While we were in Louisville, we went out to celebrate our nephew’s girlfriend’s birthday and she was turning twenty-one. I know for most it is a big celebration, but back in the day, I was never carded, so my birthday when I reached the age of majority was not a big deal, and in fact I had lucked out, even more so, because they had moved the age to eighteen and then back to twenty-one when I hit that age. The son chose the restaurant and he chose Vincenzo’s, one of the premier independent restaurants in the city, and near and dear to the family as he is a major benefactor to FEAT of Louisville; Families for Effective Autism Treatment, and in fact, right on the corner was the FEAT mascot. The son also engineered a surprise for his girlfriend, as her parents came in for the dinner from Indianapolis, so she was really excited.
There was six of us already seated at the table when the couple came in, and we were all looking at the menu and were hiding our faces, for the surprise, and it was just fun. Our waiter got into the act and carded her and said that because she didn’t have the proper “adult” driver’s license, that she couldn’t be served and I think the table did a group heavy sigh, until we realized that he was having some fun with her. Through the course of the evening, both Vincenzo and his brother Agostino, the head chef came out, to make sure everyone was enjoying the meal. There was a lot of great dishes ordered. My Bride ordered, and I could almost guarantee that she would order the Branzino. It was a pistachio-encrusted Sea Bas topped with Vegetable Caponata and garnished with King Crab meat. I had the Maiale All’a Rancio, which was a Berkshire Pork Tenderloin stuffed with walnuts, spinach, carrots, apples and Brandy with an Evan Williams Single Barrel reduction sauce. For dessert there was a special birthday cake that was shared by all.
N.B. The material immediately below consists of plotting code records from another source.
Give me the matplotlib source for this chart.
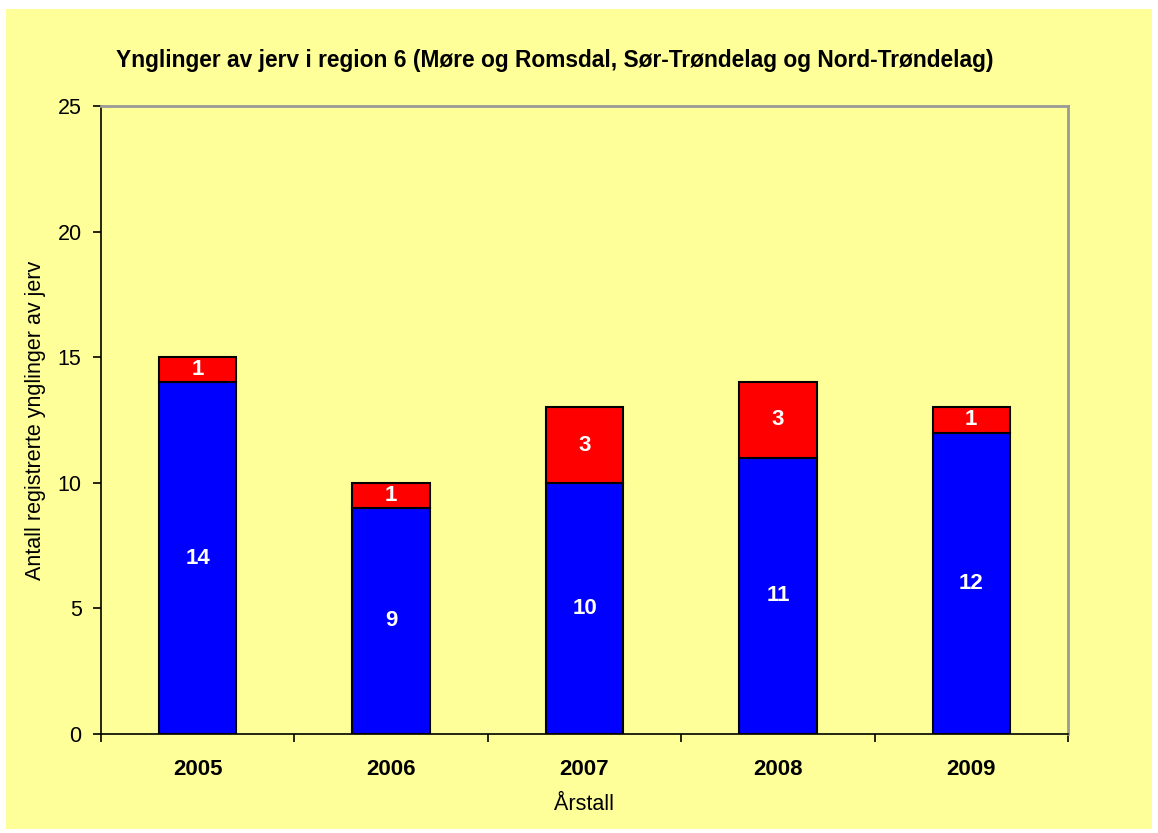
import matplotlib
matplotlib.use("Agg")
import matplotlib.pyplot as plt
from matplotlib.patches import Rectangle
import numpy as np

# data
years = ["2005", "2006", "2007", "2008", "2009"]
blue_vals = [14, 9, 10, 11, 12]
red_vals = [1, 1, 3, 3, 1]

bg = "#FFFF99"
plt.rcParams['font.family'] = ['Liberation Sans', 'DejaVu Sans']

fig = plt.figure(figsize=(11.58, 8.33), dpi=100)
fig.patch.set_facecolor("white")
# yellow chart area with a thin white frame
fig.patches.append(Rectangle((6 / 1158, 4 / 833), 1146 / 1158, 820 / 833,
                             transform=fig.transFigure, facecolor=bg,
                             edgecolor="none", zorder=-5))

ax = fig.add_axes([101 / 1158, 1 - 734 / 833, 967 / 1158, 628 / 833])
ax.set_facecolor(bg)

x = np.arange(len(years))
w = 0.4
ax.bar(x, blue_vals, w, color="#0000FF", edgecolor="black", linewidth=1.5, zorder=3)
ax.bar(x, red_vals, w, bottom=blue_vals, color="#FF0000", edgecolor="black",
       linewidth=1.5, zorder=3)

for i in range(len(years)):
    ax.text(x[i], blue_vals[i] / 2, str(blue_vals[i]), color="white",
            fontsize=16, fontweight="bold", ha="center", va="center", zorder=4)
    ax.text(x[i], blue_vals[i] + red_vals[i] / 2, str(red_vals[i]), color="white",
            fontsize=16, fontweight="bold", ha="center", va="center", zorder=4)

ax.set_xlim(-0.5, len(years) - 0.5)
ax.set_ylim(0, 25)
ax.set_yticks([0, 5, 10, 15, 20, 25])
ax.tick_params(axis="y", labelsize=15.5, length=6, width=1.2, direction="out", pad=8)

# category labels centred, ticks at the boundaries
ax.set_xticks(x)
ax.set_xticklabels(years, fontsize=16, fontweight="bold")
ax.tick_params(axis="x", length=0, pad=18)
ax.set_xticks(np.arange(-0.5, len(years)), minor=True)
ax.tick_params(axis="x", which="minor", length=6, width=1.2, direction="out")

for s in ["top", "right"]:
    ax.spines[s].set_color("#999999")
    ax.spines[s].set_linewidth(2)
for s in ["left", "bottom"]:
    ax.spines[s].set_color("black")
    ax.spines[s].set_linewidth(1.2)

ax.set_xlabel("Årstall", fontsize=15.5, labelpad=10)
ax.set_ylabel("Antall registrerte ynglinger av jerv", fontsize=15.5, labelpad=8)
fig.text(555 / 1158, 1 - 60 / 833,
         "Ynglinger av jerv i region 6 (Møre og Romsdal, Sør-Trøndelag og Nord-Trøndelag)",
         fontsize=16.4, fontweight="bold", ha="center", va="center")

fig.savefig("out.png", dpi=100, facecolor=fig.get_facecolor())
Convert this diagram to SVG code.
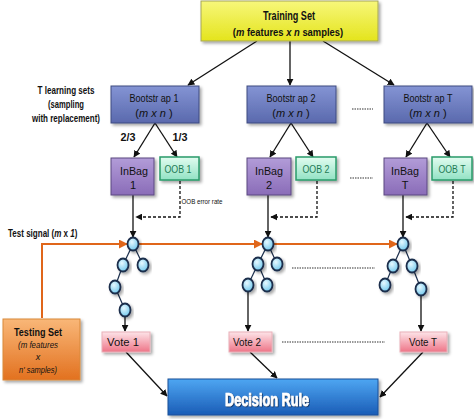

In keeping with the theme of the restaurant we started off with the third wine from Tenuta dell ‘Ornellaia. The wine is made by the Frescobaldi family which has been producing wines for seven-hundred years. We had a bottle of Le Volte dell ‘Ornellaia Toscana IGT 2015. Ornellaia is one of the most famed of the “Super Tuscan” wines as they use vinifera that is not indicative of the area. This wine was a blend of sixty-seven percent Merlot, twenty percent Cabernet Sauvignon and the balance was Sangiovese (the grape of Tuscany). Each varietal was fermented separately in Stainless Steel, followed by malolactic fermentation again in Stainless Steel, then aged for ten months in Barrique and Cement tanks. My Brother-in-Law wanted something a bit bigger for the second wine and he went with a Barolo. The Azienda Agricola Gianfranco Alessandra Barolo DOCG 2012 was his selection. Here was a relatively new-comer for Barolo as they are only in their second generation of producing wines. A smaller estate, but Estate Grown and Bottled, this wine delivered the taste of the Nebbiolo grape the way I think it should be made, though we were drinking it quite young, as most Barolo wines need at least ten years to start mellowing out. It was a great night of family, food and wine.